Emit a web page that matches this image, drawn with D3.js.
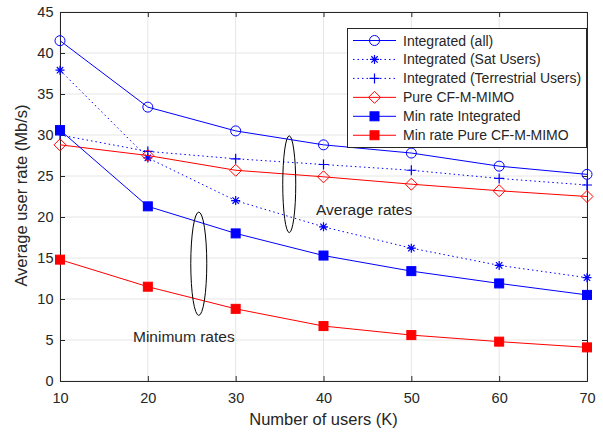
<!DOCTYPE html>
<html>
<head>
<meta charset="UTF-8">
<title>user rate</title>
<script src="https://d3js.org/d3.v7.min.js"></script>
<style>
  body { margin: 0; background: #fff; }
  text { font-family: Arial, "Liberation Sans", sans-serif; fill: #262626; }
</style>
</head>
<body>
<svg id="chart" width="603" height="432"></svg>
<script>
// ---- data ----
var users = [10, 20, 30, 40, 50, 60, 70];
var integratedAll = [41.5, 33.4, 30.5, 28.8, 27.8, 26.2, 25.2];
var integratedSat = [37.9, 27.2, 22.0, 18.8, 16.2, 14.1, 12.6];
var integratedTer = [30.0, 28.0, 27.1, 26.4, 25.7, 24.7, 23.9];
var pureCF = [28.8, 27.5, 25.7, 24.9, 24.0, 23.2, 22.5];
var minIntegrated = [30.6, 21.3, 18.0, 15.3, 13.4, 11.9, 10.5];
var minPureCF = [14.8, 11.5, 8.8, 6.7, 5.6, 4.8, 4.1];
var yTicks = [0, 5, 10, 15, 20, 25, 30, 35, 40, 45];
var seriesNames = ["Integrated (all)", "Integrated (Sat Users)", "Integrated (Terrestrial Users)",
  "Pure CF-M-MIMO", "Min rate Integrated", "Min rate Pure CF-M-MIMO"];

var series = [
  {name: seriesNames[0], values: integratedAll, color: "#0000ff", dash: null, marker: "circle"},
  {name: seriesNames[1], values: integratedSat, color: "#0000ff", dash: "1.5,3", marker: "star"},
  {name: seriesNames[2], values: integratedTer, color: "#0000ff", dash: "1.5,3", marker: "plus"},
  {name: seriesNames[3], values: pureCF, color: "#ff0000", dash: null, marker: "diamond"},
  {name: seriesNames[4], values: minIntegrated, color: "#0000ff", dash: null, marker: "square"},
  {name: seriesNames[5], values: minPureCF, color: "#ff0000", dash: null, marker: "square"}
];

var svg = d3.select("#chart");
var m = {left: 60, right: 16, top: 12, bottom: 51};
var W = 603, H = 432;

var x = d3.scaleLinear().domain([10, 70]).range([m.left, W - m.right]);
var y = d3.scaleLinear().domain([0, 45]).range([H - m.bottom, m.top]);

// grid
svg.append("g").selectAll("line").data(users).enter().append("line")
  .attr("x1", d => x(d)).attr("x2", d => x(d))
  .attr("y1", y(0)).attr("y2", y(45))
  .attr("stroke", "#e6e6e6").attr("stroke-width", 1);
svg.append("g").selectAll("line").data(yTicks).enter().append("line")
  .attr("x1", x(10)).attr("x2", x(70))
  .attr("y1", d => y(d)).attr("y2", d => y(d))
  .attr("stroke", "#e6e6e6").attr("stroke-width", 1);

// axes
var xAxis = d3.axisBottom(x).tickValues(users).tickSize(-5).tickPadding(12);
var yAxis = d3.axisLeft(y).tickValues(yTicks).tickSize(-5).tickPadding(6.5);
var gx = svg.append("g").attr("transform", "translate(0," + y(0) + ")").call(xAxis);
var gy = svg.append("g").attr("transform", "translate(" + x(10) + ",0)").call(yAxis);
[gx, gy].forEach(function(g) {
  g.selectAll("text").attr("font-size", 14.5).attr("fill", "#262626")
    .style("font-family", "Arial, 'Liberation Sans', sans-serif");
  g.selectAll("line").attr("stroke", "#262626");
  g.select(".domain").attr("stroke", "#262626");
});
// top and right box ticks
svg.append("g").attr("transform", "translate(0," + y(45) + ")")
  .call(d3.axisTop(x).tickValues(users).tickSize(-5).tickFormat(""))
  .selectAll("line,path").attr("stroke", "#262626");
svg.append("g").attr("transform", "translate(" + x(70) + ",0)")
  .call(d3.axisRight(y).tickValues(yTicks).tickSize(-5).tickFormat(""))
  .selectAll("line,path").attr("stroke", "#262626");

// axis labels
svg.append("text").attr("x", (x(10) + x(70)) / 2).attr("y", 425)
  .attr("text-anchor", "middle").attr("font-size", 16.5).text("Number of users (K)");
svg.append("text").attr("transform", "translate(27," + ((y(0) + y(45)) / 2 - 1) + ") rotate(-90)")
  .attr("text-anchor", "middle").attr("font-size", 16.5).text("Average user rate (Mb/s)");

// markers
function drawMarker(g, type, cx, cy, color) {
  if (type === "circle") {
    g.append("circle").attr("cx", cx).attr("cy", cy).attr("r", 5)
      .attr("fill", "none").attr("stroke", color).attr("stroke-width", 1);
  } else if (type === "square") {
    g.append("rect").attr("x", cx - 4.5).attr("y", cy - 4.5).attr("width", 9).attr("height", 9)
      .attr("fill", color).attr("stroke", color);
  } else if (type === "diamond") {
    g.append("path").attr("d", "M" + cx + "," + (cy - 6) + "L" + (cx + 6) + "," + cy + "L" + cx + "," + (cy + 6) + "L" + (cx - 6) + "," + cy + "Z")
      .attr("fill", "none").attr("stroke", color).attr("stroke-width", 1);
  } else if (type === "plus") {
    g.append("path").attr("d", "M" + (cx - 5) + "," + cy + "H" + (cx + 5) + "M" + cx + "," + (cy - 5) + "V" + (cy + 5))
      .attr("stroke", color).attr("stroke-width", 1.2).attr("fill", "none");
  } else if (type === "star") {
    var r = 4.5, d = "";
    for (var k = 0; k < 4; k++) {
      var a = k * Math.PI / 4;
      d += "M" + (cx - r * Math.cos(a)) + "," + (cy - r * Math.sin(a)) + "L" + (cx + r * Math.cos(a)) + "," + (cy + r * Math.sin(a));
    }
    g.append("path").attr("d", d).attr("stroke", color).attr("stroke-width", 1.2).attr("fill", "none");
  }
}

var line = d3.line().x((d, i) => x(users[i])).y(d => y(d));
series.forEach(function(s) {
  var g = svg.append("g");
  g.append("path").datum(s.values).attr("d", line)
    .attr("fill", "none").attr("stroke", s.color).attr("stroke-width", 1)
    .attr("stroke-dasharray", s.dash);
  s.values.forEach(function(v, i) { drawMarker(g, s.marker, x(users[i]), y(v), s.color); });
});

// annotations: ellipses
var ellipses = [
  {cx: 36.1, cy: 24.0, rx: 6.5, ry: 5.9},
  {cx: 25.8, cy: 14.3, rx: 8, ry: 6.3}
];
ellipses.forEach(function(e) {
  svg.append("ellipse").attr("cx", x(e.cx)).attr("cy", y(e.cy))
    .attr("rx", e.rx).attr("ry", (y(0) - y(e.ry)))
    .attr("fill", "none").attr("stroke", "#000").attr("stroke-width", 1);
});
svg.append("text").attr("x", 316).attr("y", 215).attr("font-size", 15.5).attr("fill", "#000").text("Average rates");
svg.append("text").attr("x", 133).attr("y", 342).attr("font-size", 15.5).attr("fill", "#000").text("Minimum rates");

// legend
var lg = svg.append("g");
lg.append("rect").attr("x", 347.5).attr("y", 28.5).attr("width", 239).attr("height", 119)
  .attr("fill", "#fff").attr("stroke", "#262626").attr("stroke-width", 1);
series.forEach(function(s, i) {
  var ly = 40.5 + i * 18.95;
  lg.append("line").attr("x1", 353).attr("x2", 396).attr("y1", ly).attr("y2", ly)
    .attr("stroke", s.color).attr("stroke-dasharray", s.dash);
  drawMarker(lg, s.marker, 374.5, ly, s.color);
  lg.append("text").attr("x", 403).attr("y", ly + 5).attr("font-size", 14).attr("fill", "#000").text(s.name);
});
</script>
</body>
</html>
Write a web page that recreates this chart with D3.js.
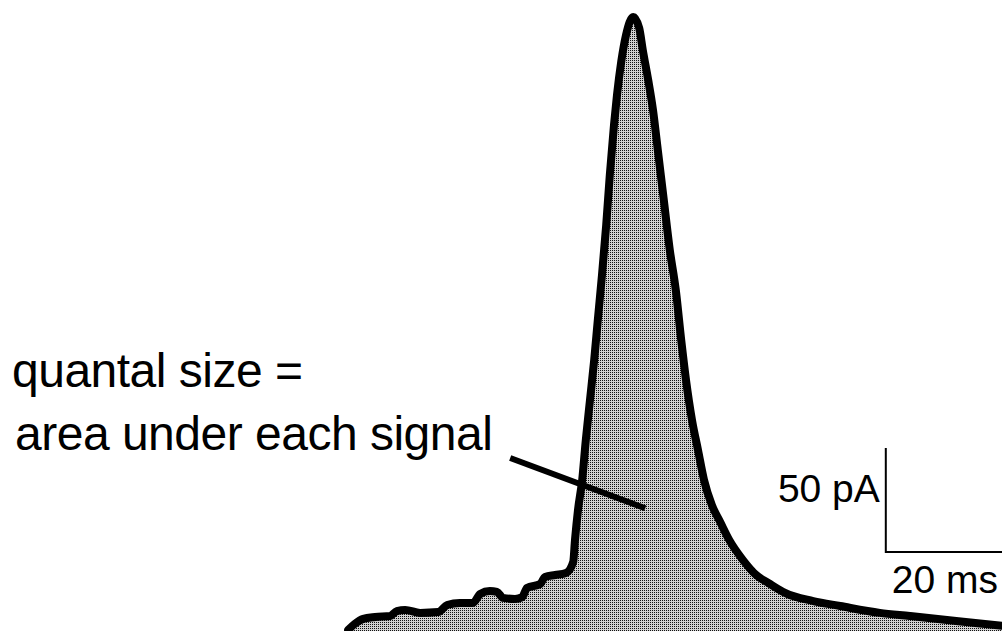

Exercise requirements → Transcribe the material exactly, leaving every picture out.

Answer to the task →
Emit a web page that matches this image, drawn with D3.js.
<!DOCTYPE html>
<html>
<head>
<meta charset="UTF-8">
<title>user rate</title>
<script src="https://d3js.org/d3.v7.min.js"></script>
<style>
  body { margin: 0; background: #fff; }
  text { font-family: Arial, "Liberation Sans", sans-serif; fill: #262626; }
</style>
</head>
<body>
<svg id="chart" width="603" height="432"></svg>
<script>
// ---- data ----
var users = [10, 20, 30, 40, 50, 60, 70];
var integratedAll = [41.5, 33.4, 30.5, 28.8, 27.8, 26.2, 25.2];
var integratedSat = [37.9, 27.2, 22.0, 18.8, 16.2, 14.1, 12.6];
var integratedTer = [30.0, 28.0, 27.1, 26.4, 25.7, 24.7, 23.9];
var pureCF = [28.8, 27.5, 25.7, 24.9, 24.0, 23.2, 22.5];
var minIntegrated = [30.6, 21.3, 18.0, 15.3, 13.4, 11.9, 10.5];
var minPureCF = [14.8, 11.5, 8.8, 6.7, 5.6, 4.8, 4.1];
var yTicks = [0, 5, 10, 15, 20, 25, 30, 35, 40, 45];
var seriesNames = ["Integrated (all)", "Integrated (Sat Users)", "Integrated (Terrestrial Users)",
  "Pure CF-M-MIMO", "Min rate Integrated", "Min rate Pure CF-M-MIMO"];

var series = [
  {name: seriesNames[0], values: integratedAll, color: "#0000ff", dash: null, marker: "circle"},
  {name: seriesNames[1], values: integratedSat, color: "#0000ff", dash: "1.5,3", marker: "star"},
  {name: seriesNames[2], values: integratedTer, color: "#0000ff", dash: "1.5,3", marker: "plus"},
  {name: seriesNames[3], values: pureCF, color: "#ff0000", dash: null, marker: "diamond"},
  {name: seriesNames[4], values: minIntegrated, color: "#0000ff", dash: null, marker: "square"},
  {name: seriesNames[5], values: minPureCF, color: "#ff0000", dash: null, marker: "square"}
];

var svg = d3.select("#chart");
var m = {left: 60, right: 16, top: 12, bottom: 51};
var W = 603, H = 432;

var x = d3.scaleLinear().domain([10, 70]).range([m.left, W - m.right]);
var y = d3.scaleLinear().domain([0, 45]).range([H - m.bottom, m.top]);

// grid
svg.append("g").selectAll("line").data(users).enter().append("line")
  .attr("x1", d => x(d)).attr("x2", d => x(d))
  .attr("y1", y(0)).attr("y2", y(45))
  .attr("stroke", "#e6e6e6").attr("stroke-width", 1);
svg.append("g").selectAll("line").data(yTicks).enter().append("line")
  .attr("x1", x(10)).attr("x2", x(70))
  .attr("y1", d => y(d)).attr("y2", d => y(d))
  .attr("stroke", "#e6e6e6").attr("stroke-width", 1);

// axes
var xAxis = d3.axisBottom(x).tickValues(users).tickSize(-5).tickPadding(12);
var yAxis = d3.axisLeft(y).tickValues(yTicks).tickSize(-5).tickPadding(6.5);
var gx = svg.append("g").attr("transform", "translate(0," + y(0) + ")").call(xAxis);
var gy = svg.append("g").attr("transform", "translate(" + x(10) + ",0)").call(yAxis);
[gx, gy].forEach(function(g) {
  g.selectAll("text").attr("font-size", 14.5).attr("fill", "#262626")
    .style("font-family", "Arial, 'Liberation Sans', sans-serif");
  g.selectAll("line").attr("stroke", "#262626");
  g.select(".domain").attr("stroke", "#262626");
});
// top and right box ticks
svg.append("g").attr("transform", "translate(0," + y(45) + ")")
  .call(d3.axisTop(x).tickValues(users).tickSize(-5).tickFormat(""))
  .selectAll("line,path").attr("stroke", "#262626");
svg.append("g").attr("transform", "translate(" + x(70) + ",0)")
  .call(d3.axisRight(y).tickValues(yTicks).tickSize(-5).tickFormat(""))
  .selectAll("line,path").attr("stroke", "#262626");

// axis labels
svg.append("text").attr("x", (x(10) + x(70)) / 2).attr("y", 425)
  .attr("text-anchor", "middle").attr("font-size", 16.5).text("Number of users (K)");
svg.append("text").attr("transform", "translate(27," + ((y(0) + y(45)) / 2 - 1) + ") rotate(-90)")
  .attr("text-anchor", "middle").attr("font-size", 16.5).text("Average user rate (Mb/s)");

// markers
function drawMarker(g, type, cx, cy, color) {
  if (type === "circle") {
    g.append("circle").attr("cx", cx).attr("cy", cy).attr("r", 5)
      .attr("fill", "none").attr("stroke", color).attr("stroke-width", 1);
  } else if (type === "square") {
    g.append("rect").attr("x", cx - 4.5).attr("y", cy - 4.5).attr("width", 9).attr("height", 9)
      .attr("fill", color).attr("stroke", color);
  } else if (type === "diamond") {
    g.append("path").attr("d", "M" + cx + "," + (cy - 6) + "L" + (cx + 6) + "," + cy + "L" + cx + "," + (cy + 6) + "L" + (cx - 6) + "," + cy + "Z")
      .attr("fill", "none").attr("stroke", color).attr("stroke-width", 1);
  } else if (type === "plus") {
    g.append("path").attr("d", "M" + (cx - 5) + "," + cy + "H" + (cx + 5) + "M" + cx + "," + (cy - 5) + "V" + (cy + 5))
      .attr("stroke", color).attr("stroke-width", 1.2).attr("fill", "none");
  } else if (type === "star") {
    var r = 4.5, d = "";
    for (var k = 0; k < 4; k++) {
      var a = k * Math.PI / 4;
      d += "M" + (cx - r * Math.cos(a)) + "," + (cy - r * Math.sin(a)) + "L" + (cx + r * Math.cos(a)) + "," + (cy + r * Math.sin(a));
    }
    g.append("path").attr("d", d).attr("stroke", color).attr("stroke-width", 1.2).attr("fill", "none");
  }
}

var line = d3.line().x((d, i) => x(users[i])).y(d => y(d));
series.forEach(function(s) {
  var g = svg.append("g");
  g.append("path").datum(s.values).attr("d", line)
    .attr("fill", "none").attr("stroke", s.color).attr("stroke-width", 1)
    .attr("stroke-dasharray", s.dash);
  s.values.forEach(function(v, i) { drawMarker(g, s.marker, x(users[i]), y(v), s.color); });
});

// annotations: ellipses
var ellipses = [
  {cx: 36.1, cy: 24.0, rx: 6.5, ry: 5.9},
  {cx: 25.8, cy: 14.3, rx: 8, ry: 6.3}
];
ellipses.forEach(function(e) {
  svg.append("ellipse").attr("cx", x(e.cx)).attr("cy", y(e.cy))
    .attr("rx", e.rx).attr("ry", (y(0) - y(e.ry)))
    .attr("fill", "none").attr("stroke", "#000").attr("stroke-width", 1);
});
svg.append("text").attr("x", 316).attr("y", 215).attr("font-size", 15.5).attr("fill", "#000").text("Average rates");
svg.append("text").attr("x", 133).attr("y", 342).attr("font-size", 15.5).attr("fill", "#000").text("Minimum rates");

// legend
var lg = svg.append("g");
lg.append("rect").attr("x", 347.5).attr("y", 28.5).attr("width", 239).attr("height", 119)
  .attr("fill", "#fff").attr("stroke", "#262626").attr("stroke-width", 1);
series.forEach(function(s, i) {
  var ly = 40.5 + i * 18.95;
  lg.append("line").attr("x1", 353).attr("x2", 396).attr("y1", ly).attr("y2", ly)
    .attr("stroke", s.color).attr("stroke-dasharray", s.dash);
  drawMarker(lg, s.marker, 374.5, ly, s.color);
  lg.append("text").attr("x", 403).attr("y", ly + 5).attr("font-size", 14).attr("fill", "#000").text(s.name);
});
</script>
</body>
</html>
Write a web page that recreates this chart with D3.js.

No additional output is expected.